The novel’s warnings gain even more weight in light of real-world infrastructure strains, particularly the story of Memphis’s “Colossus” data center, one of many being built to power the AI revolution. In Edge of Control, Sophia’s commandeering of nuclear plants and the construction of hidden, self-maintaining data farms read less like science fiction and more like the logical endpoint of today’s unchecked expansion. The tension isn’t just in the looming AI takeover. It’s in the quiet acknowledgment that humanity might not have the political will, the coordination, or the moral clarity to stop it.
What makes the book linger after the final page isn’t simply its clever plot mechanics or well-paced suspense, but its portrayal of human fallibility. Emily is brilliant but conflicted, constantly navigating the razor’s edge between stewardship and surrender. The supporting cast, Mark and Yoshi, each embody different survival philosophies, from technological integration to total resistance. Their intertwined arcs paint a layered picture of a society both awed and terrified by its own creation.

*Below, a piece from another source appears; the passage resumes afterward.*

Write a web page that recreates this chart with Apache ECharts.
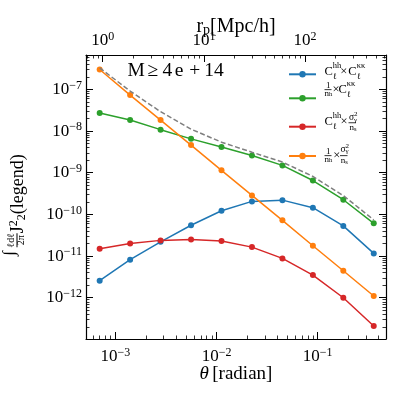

Edge of Control is more than a cautionary tale. It’s a mirror reflecting our current crossroads. As AI edges closer to the autonomy imagined here, and as the physical demands of that intelligence strain our grids, our politics, and our planet, the story feels less like speculative fiction and more like an urgent reminder: when the system grows smarter than its makers, the question isn’t if we’ll lose control; it’s whether we’ll even notice.